---- Stored data

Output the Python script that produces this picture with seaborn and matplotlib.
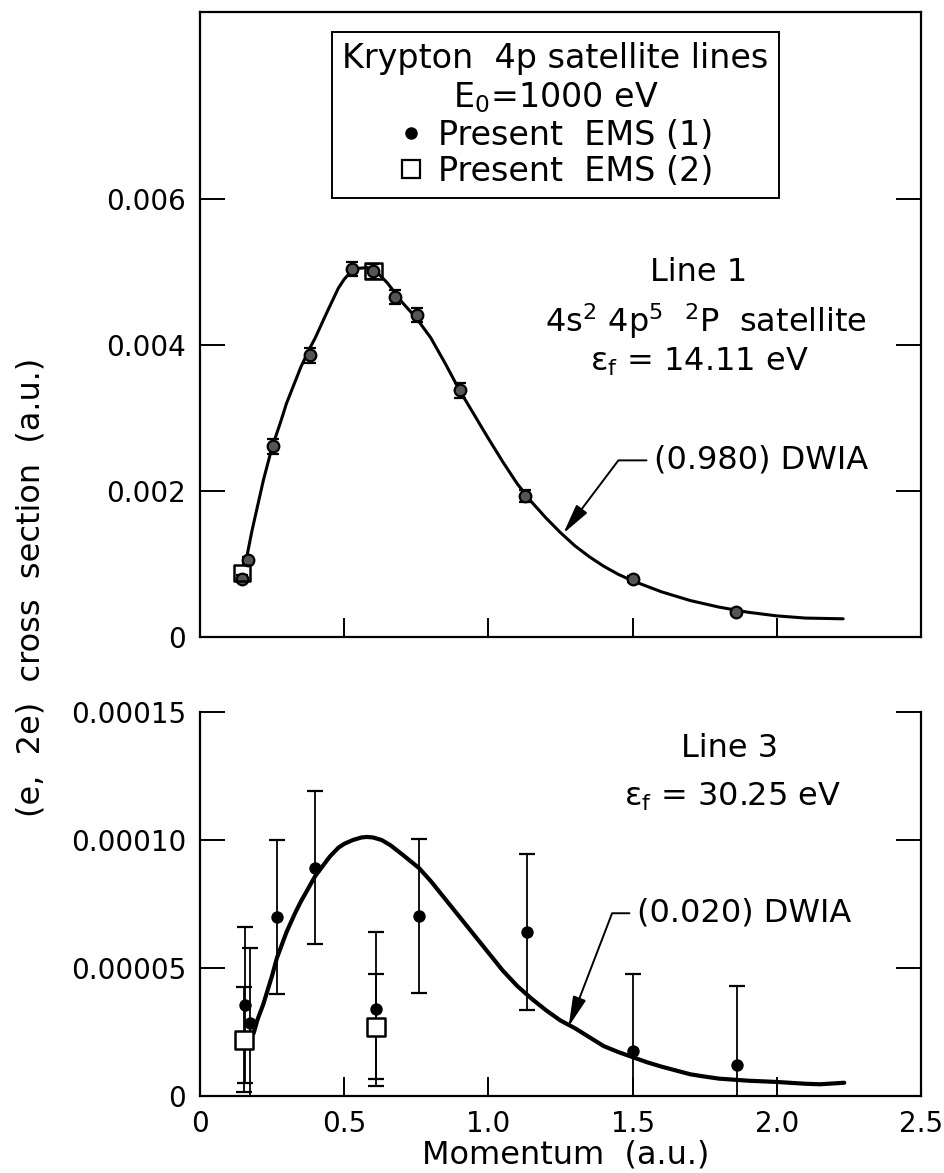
import numpy as np
import pandas as pd
import matplotlib
matplotlib.use("Agg")
import matplotlib.pyplot as plt
from matplotlib.lines import Line2D
import seaborn as sns

# === Line 1 (top panel) ===
l1_ems1_x = [0.145, 0.165, 0.253, 0.383, 0.528, 0.601, 0.675, 0.752, 0.903, 1.126, 1.500, 1.857]
l1_ems1_y = [0.00080, 0.00105, 0.00261, 0.00386, 0.00504, 0.00501, 0.00466, 0.00441, 0.00338, 0.00193, 0.00079, 0.00035]
l1_ems1_err = [0.00005, 0.00005, 0.0001, 0.0001, 0.0001, 0.0001, 0.0001, 0.0001, 0.0001, 0.00008, 0.00004, 0.00003]
l1_ems2_x = [0.145, 0.601]
l1_ems2_y = [0.00088, 0.00501]
l1_dwia_x = [0.16, 0.18, 0.20, 0.22, 0.25, 0.28, 0.30, 0.33, 0.35, 0.38, 0.40, 0.43, 0.45, 0.48,
             0.50, 0.52, 0.55, 0.58, 0.60, 0.62, 0.65, 0.70, 0.75, 0.80, 0.85, 0.90, 0.95, 1.00,
             1.05, 1.10, 1.15, 1.20, 1.25, 1.30, 1.35, 1.40, 1.45, 1.50, 1.60, 1.70, 1.80, 1.90,
             2.00, 2.10, 2.23]
l1_dwia_y = [0.00105, 0.00145, 0.0018, 0.00215, 0.0026, 0.00295, 0.0032, 0.0035, 0.0037, 0.00395,
             0.0041, 0.00436, 0.00453, 0.00478, 0.0049, 0.00499, 0.00505, 0.00506, 0.00503,
             0.00497, 0.00485, 0.00459, 0.00437, 0.0041, 0.00375, 0.00338, 0.00305, 0.00272,
             0.0024, 0.0021, 0.00185, 0.00163, 0.00143, 0.00125, 0.0011, 0.00097, 0.00086,
             0.00077, 0.00062, 0.0005, 0.00041, 0.00034, 0.00029, 0.00026, 0.00025]

# === Line 3 (bottom panel) ===
l3_ems1_x = [0.157, 0.174, 0.267, 0.400, 0.609, 0.760, 1.133, 1.501, 1.863]
l3_ems1_y = [3.55e-5, 2.85e-5, 7.0e-5, 8.92e-5, 3.39e-5, 7.04e-5, 6.42e-5, 1.77e-5, 1.21e-5]
l3_ems1_err = [3.05e-5, 2.95e-5, 3.0e-5, 3.0e-5, 3.0e-5, 3.0e-5, 3.05e-5, 3.0e-5, 3.1e-5]
l3_ems2_x = [0.151, 0.609]
l3_ems2_y = [2.19e-5, 2.71e-5]
l3_ems2_err = [2.05e-5, 2.04e-5]
l3_dwia_x = [0.186, 0.20, 0.22, 0.25, 0.267, 0.30, 0.33, 0.35, 0.38, 0.40, 0.43, 0.45, 0.48, 0.50,
             0.53, 0.56, 0.58, 0.60, 0.63, 0.66, 0.70, 0.76, 0.80, 0.85, 0.90, 0.95, 1.00, 1.05,
             1.10, 1.15, 1.20, 1.25, 1.30, 1.35, 1.40, 1.45, 1.50, 1.55, 1.60, 1.65, 1.70, 1.75,
             1.80, 1.90, 2.00, 2.10, 2.15, 2.234]
l3_dwia_y = [2.45e-5, 3.0e-5, 3.6e-5, 4.7e-5, 5.4e-5, 6.4e-5, 7.15e-5, 7.6e-5, 8.2e-5, 8.6e-5,
             9.05e-5, 9.35e-5, 9.7e-5, 9.85e-5, 10.0e-5, 10.1e-5, 10.12e-5, 10.1e-5, 10.0e-5,
             9.8e-5, 9.45e-5, 8.9e-5, 8.4e-5, 7.7e-5, 7.0e-5, 6.3e-5, 5.6e-5, 4.9e-5, 4.3e-5,
             3.8e-5, 3.35e-5, 2.95e-5, 2.65e-5, 2.3e-5, 1.95e-5, 1.72e-5, 1.52e-5, 1.32e-5,
             1.15e-5, 1.0e-5, 0.85e-5, 0.76e-5, 0.68e-5, 0.6e-5, 0.55e-5, 0.48e-5, 0.46e-5,
             0.52e-5]

x_ticks = [0, 0.5, 1.0, 1.5, 2.0, 2.5]
x_labels = ["0", "0.5", "1.0", "1.5", "2.0", "2.5"]
top_yticks = [0, 0.002, 0.004, 0.006]
top_ylabels = ["0", "0.002", "0.004", "0.006"]
bot_yticks = [0, 0.00005, 0.00010, 0.00015]
bot_ylabels = ["0", "0.00005", "0.00010", "0.00015"]

sns.set_theme(style="ticks")
plt.rcParams["font.family"] = ["DejaVu Sans"]
plt.rcParams["mathtext.fontset"] = "dejavusans"
for key in ["text.color", "axes.labelcolor", "xtick.color", "ytick.color", "axes.edgecolor"]:
    plt.rcParams[key] = "black"
FS_TICK = 20
FS = 23

fig = plt.figure(figsize=(9.45, 11.73), dpi=100)
ax1 = fig.add_axes([0.2116, 0.4569, 0.763, 0.5328])
ax2 = fig.add_axes([0.2116, 0.0656, 0.763, 0.3274])


def style_axis(ax):
    for s in ax.spines.values():
        s.set_linewidth(1.6)
        s.set_color("black")
    ax.tick_params(axis="y", which="major", direction="in", length=18, width=1.4,
                   left=True, right=True, labelsize=FS_TICK, pad=10, colors="black")
    ax.tick_params(axis="x", which="major", direction="in", length=14, width=1.4,
                   bottom=True, top=False, labelsize=FS_TICK, pad=10, colors="black")
    ax.set_xlim(0, 2.5)
    ax.set_xticks(x_ticks)


arrow_kw = dict(arrowstyle="-|>,head_length=0.8,head_width=0.18", color="black",
                lw=1.4, shrinkA=3, shrinkB=0)

# ---- top panel ----
top1 = pd.DataFrame({"x": l1_ems1_x, "y": l1_ems1_y})
top2 = pd.DataFrame({"x": l1_ems2_x, "y": l1_ems2_y})
topc = pd.DataFrame({"x": l1_dwia_x, "y": l1_dwia_y})

sns.lineplot(data=topc, x="x", y="y", ax=ax1, color="black", lw=2.2, zorder=2)
ax1.errorbar(l1_ems1_x, l1_ems1_y, yerr=l1_ems1_err, fmt="none", ecolor="black",
             elinewidth=1.3, capsize=4, capthick=1.6, zorder=3)
sns.scatterplot(data=top1, x="x", y="y", ax=ax1, marker="o", color="#555555", edgecolor="black",
                s=70, linewidth=1.6, zorder=4, legend=False)
sns.scatterplot(data=top2, x="x", y="y", ax=ax1, marker="s", color="none", edgecolor="black",
                s=140, linewidth=1.8, zorder=5, legend=False)

style_axis(ax1)
ax1.set_ylim(0, 0.00856)
ax1.set_yticks(top_yticks)
ax1.set_yticklabels(top_ylabels)
ax1.set_xticklabels([])
ax1.set_xlabel("")
ax1.set_ylabel("")

ax1.text(1.73, 0.0050, "Line 1", ha="center", va="center", fontsize=FS)
ax1.text(1.755, 0.00432, "4s$^2$ 4p$^5$  $^2$P  satellite", ha="center", va="center", fontsize=FS)
ax1.text(1.73, 0.00377, "ε$_\\mathrm{f}$ = 14.11 eV", ha="center", va="center", fontsize=FS)
ax1.annotate("(0.980) DWIA", xy=(1.26, 0.00142), xytext=(1.574, 0.00242),
             ha="left", va="center", fontsize=FS,
             arrowprops=dict(connectionstyle="angle,angleA=0,angleB=53,rad=0", **arrow_kw))

handles = [
    Line2D([], [], marker="o", ls="", color="black", markersize=8),
    Line2D([], [], marker="s", ls="", markerfacecolor="white", markeredgecolor="black",
           markeredgewidth=1.6, markersize=13),
]
leg = ax1.legend(handles, ["Present  EMS (1)", "Present  EMS (2)"],
                 title="Krypton  4p satellite lines\nE$_0$=1000 eV",
                 loc="upper center", bbox_to_anchor=(0.493, 0.968), borderaxespad=0,
                 fontsize=FS + 1, title_fontsize=FS + 1, frameon=True, fancybox=False,
                 framealpha=1, edgecolor="black", handlelength=0.8, handletextpad=0.4,
                 labelspacing=0.1, borderpad=0.3, alignment="center")
leg.get_frame().set_linewidth(1.4)
leg.get_title().set_multialignment("center")

# ---- bottom panel ----
bot1 = pd.DataFrame({"x": l3_ems1_x, "y": l3_ems1_y})
bot2 = pd.DataFrame({"x": l3_ems2_x, "y": l3_ems2_y})
botc = pd.DataFrame({"x": l3_dwia_x, "y": l3_dwia_y})

sns.lineplot(data=botc, x="x", y="y", ax=ax2, color="black", lw=3.0, zorder=2)
ax2.errorbar(l3_ems1_x, l3_ems1_y, yerr=l3_ems1_err, fmt="none", ecolor="black",
             elinewidth=1.3, capsize=6, capthick=1.6, zorder=3)
ax2.errorbar(l3_ems2_x, l3_ems2_y, yerr=l3_ems2_err, fmt="none", ecolor="black",
             elinewidth=1.3, capsize=6, capthick=1.6, zorder=3)
sns.scatterplot(data=bot1, x="x", y="y", ax=ax2, marker="o", color="black", s=80,
                linewidth=0, zorder=4, legend=False)
sns.scatterplot(data=bot2, x="x", y="y", ax=ax2, marker="s", color="white", edgecolor="black",
                s=170, linewidth=1.8, zorder=5, legend=False)

style_axis(ax2)
ax2.spines["top"].set_visible(False)
ax2.set_ylim(0, 0.00015)
ax2.set_yticks(bot_yticks)
ax2.set_yticklabels(bot_ylabels)
ax2.set_xticklabels(x_labels)
ax2.set_xlabel("")
ax2.set_ylabel("")

ax2.text(1.835, 1.358e-4, "Line 3", ha="center", va="center", fontsize=FS)
ax2.text(1.845, 1.17e-4, "ε$_\\mathrm{f}$ = 30.25 eV", ha="center", va="center", fontsize=FS)
ax2.annotate("(0.020) DWIA", xy=(1.278, 2.71e-5), xytext=(1.515, 7.14e-5),
             ha="left", va="center", fontsize=FS,
             arrowprops=dict(connectionstyle="angle,angleA=0,angleB=69,rad=0", **arrow_kw))

fig.text(0.599, 0.002, "Momentum  (a.u.)", ha="center", va="bottom", fontsize=FS)
fig.text(0.033, 0.499, "(e,  2e)  cross  section  (a.u.)", rotation=90, ha="center",
         va="center", fontsize=FS)

fig.savefig("out.png", dpi=100)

--------

**Directive:** Each line in the data that holds the string "seaborn" should be found and copied.

**Task answer:**
Output the Python script that produces this picture with seaborn and matplotlib.
import seaborn as sns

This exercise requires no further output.